What you are asked to do |
Go through the records and extract every line with the word "this".

━━━━━ Rows

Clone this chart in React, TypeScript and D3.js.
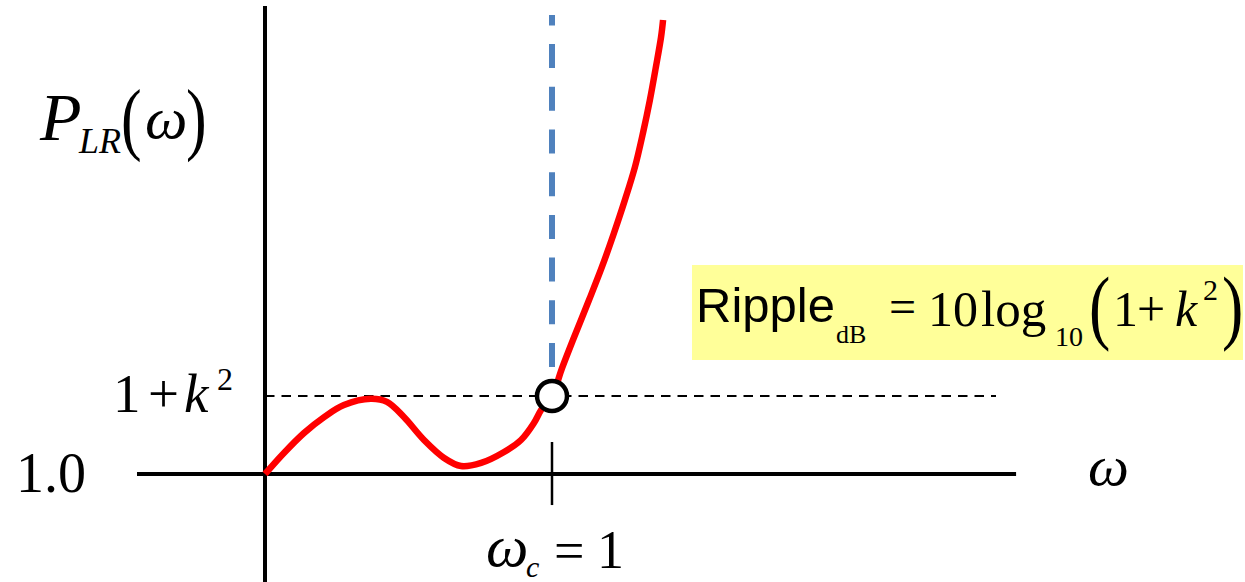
import React from 'react';
import * as d3 from 'd3';

// Insertion-loss response P_LR(ω) of an equal-ripple low-pass prototype.
const omega = [0, 0.066, 0.136, 0.206, 0.275, 0.369, 0.425, 0.484, 0.554, 0.624, 0.683, 0.753, 0.833, 0.892, 0.937, 0.962, 1.0, 1.035, 1.073, 1.129, 1.174, 1.216, 1.254, 1.289, 1.317, 1.341, 1.362, 1.38, 1.387];
const pLR = [1.0, 1.135, 1.263, 1.365, 1.442, 1.482, 1.462, 1.365, 1.218, 1.103, 1.051, 1.071, 1.141, 1.218, 1.327, 1.41, 1.5, 1.679, 1.859, 2.115, 2.327, 2.545, 2.756, 2.968, 3.186, 3.397, 3.609, 3.801, 3.91];

const k2 = 0.5; // ripple level above unity: 1 + k^2
const omegaC = 1; // cutoff frequency
const xAxisExtent = [-0.446, 2.617];
const yAxisExtent = [0.3, 4.0];
const rippleLineEnd = 2.547;
const cutoffGuide = [1.686, 3.942];
const cutoffTick = [0.801, 1.205];

const W = 1245;
const H = 582;

const serif = '"Liberation Serif", "Times New Roman", serif';
const sans = '"Liberation Sans", Arial, sans-serif';

// Tall, equation-style parenthesis
function Paren({ x, y, size, ch }: { x: number; y: number; size: number; ch: string }) {
  return (
    <text transform={`translate(${x},${y}) scale(1,1.3)`} fontSize={size} fontFamily={serif} fill="#000">
      {ch}
    </text>
  );
}

export default function App() {
  const x = d3.scaleLinear().domain([0, 1]).range([265, 552]);
  const y = d3.scaleLinear().domain([1, 1.5]).range([474, 396]);

  const pts: [number, number][] = omega.map((w, i) => [w, pLR[i]]);
  const line = d3
    .line<[number, number]>()
    .x((d) => x(d[0]))
    .y((d) => y(d[1]))
    .curve(d3.curveCatmullRom.alpha(0.5));

  return (
    <svg
      width={W}
      height={H}
      viewBox={`0 0 ${W} ${H}`}
      style={{ position: 'fixed', left: 0, top: 0, background: '#fff' }}
    >
      {/* ripple level 1 + k^2 */}
      <line
        x1={x(0)}
        x2={x(rippleLineEnd)}
        y1={y(1 + k2)}
        y2={y(1 + k2)}
        stroke="#000"
        strokeWidth={2}
        strokeDasharray="9.5 7"
      />
      {/* cutoff guide */}
      <line
        x1={x(omegaC)}
        x2={x(omegaC)}
        y1={y(cutoffGuide[0])}
        y2={y(cutoffGuide[1])}
        stroke="#4f81bd"
        strokeWidth={6}
        strokeDasharray="24 18.7"
      />
      {/* axes */}
      <line x1={x(xAxisExtent[0])} x2={x(xAxisExtent[1])} y1={y(1)} y2={y(1)} stroke="#000" strokeWidth={4} />
      <line x1={x(0)} x2={x(0)} y1={y(yAxisExtent[0])} y2={y(yAxisExtent[1])} stroke="#000" strokeWidth={4} />
      {/* cutoff tick */}
      <line
        x1={x(omegaC)}
        x2={x(omegaC)}
        y1={y(cutoffTick[0])}
        y2={y(cutoffTick[1])}
        stroke="#000"
        strokeWidth={2.5}
      />
      {/* response curve */}
      <path d={line(pts) ?? ''} fill="none" stroke="#ff0000" strokeWidth={6.5} strokeLinejoin="round" strokeLinecap="butt" />
      {/* cutoff point */}
      <circle cx={x(omegaC)} cy={y(1 + k2)} r={15} fill="#fff" stroke="#000" strokeWidth={4.5} />

      {/* y-axis title P_LR(ω) */}
      <g fontFamily={serif} fill="#000">
        <text x={40} y={140} fontSize={68} fontStyle="italic">P</text>
        <text x={79} y={153} fontSize={36} fontStyle="italic">LR</text>
        <text x={145} y={138} fontSize={60} fontStyle="italic">ω</text>
      </g>
      <Paren x={121} y={145} size={62} ch="(" />
      <Paren x={186} y={145} size={62} ch=")" />

      {/* level labels */}
      <g fontFamily={serif} fill="#000">
        <text x={16} y={492} fontSize={56}>1.0</text>
        <text x={113} y={412} fontSize={55}>1</text>
        <text x={148} y={412} fontSize={55}>+</text>
        <text x={184} y={412} fontSize={55} fontStyle="italic">k</text>
        <text x={217} y={390} fontSize={32}>2</text>
      </g>

      {/* x-axis labels */}
      <g fontFamily={serif} fill="#000">
        <text x={1088} y={485} fontSize={58} fontStyle="italic">ω</text>
        <text x={486} y={566} fontSize={60} fontStyle="italic">ω</text>
        <text x={526} y={577} fontSize={30} fontStyle="italic">c</text>
        <text x={554} y={569} fontSize={54}>=</text>
        <text x={597} y={568} fontSize={54}>1</text>
      </g>

      {/* ripple formula */}
      <rect x={692} y={265} width={551} height={95} fill="#ffff99" />
      <text x={696} y={322} fontSize={49} fontFamily={sans} fill="#000">Ripple</text>
      <g fontFamily={serif} fill="#000">
        <text x={836} y={343} fontSize={26}>dB</text>
        <text x={889} y={323} fontSize={48}>=</text>
        <text x={928} y={326} fontSize={50}>10</text>
        <text x={981} y={326} fontSize={51}>log</text>
        <text x={1055} y={346} fontSize={28}>10</text>
        <text x={1113} y={326} fontSize={50}>1</text>
        <text x={1137} y={326} fontSize={50}>+</text>
        <text x={1175} y={326} fontSize={50} fontStyle="italic">k</text>
        <text x={1203} y={300} fontSize={30}>2</text>
      </g>
      <Paren x={1089} y={334} size={64} ch="(" />
      <Paren x={1222} y={334} size={64} ch=")" />
    </svg>
  );
}
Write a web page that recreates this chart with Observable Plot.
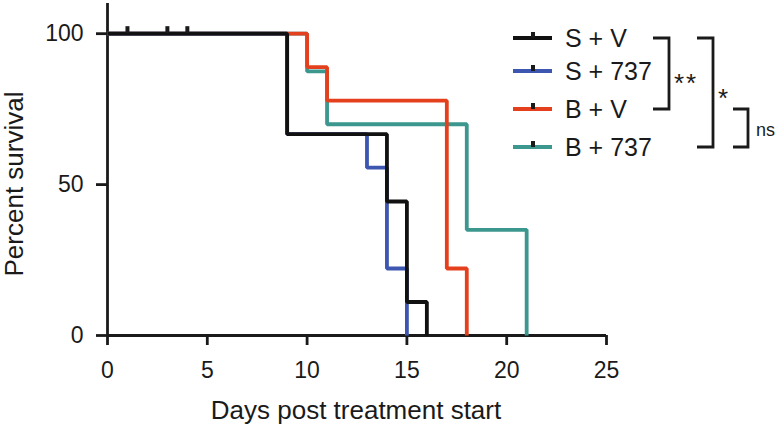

━━━━━━━━━━

Answer below |
Clone this chart in React, TypeScript and D3.js.
Write a web page that recreates this chart with Observable Plot.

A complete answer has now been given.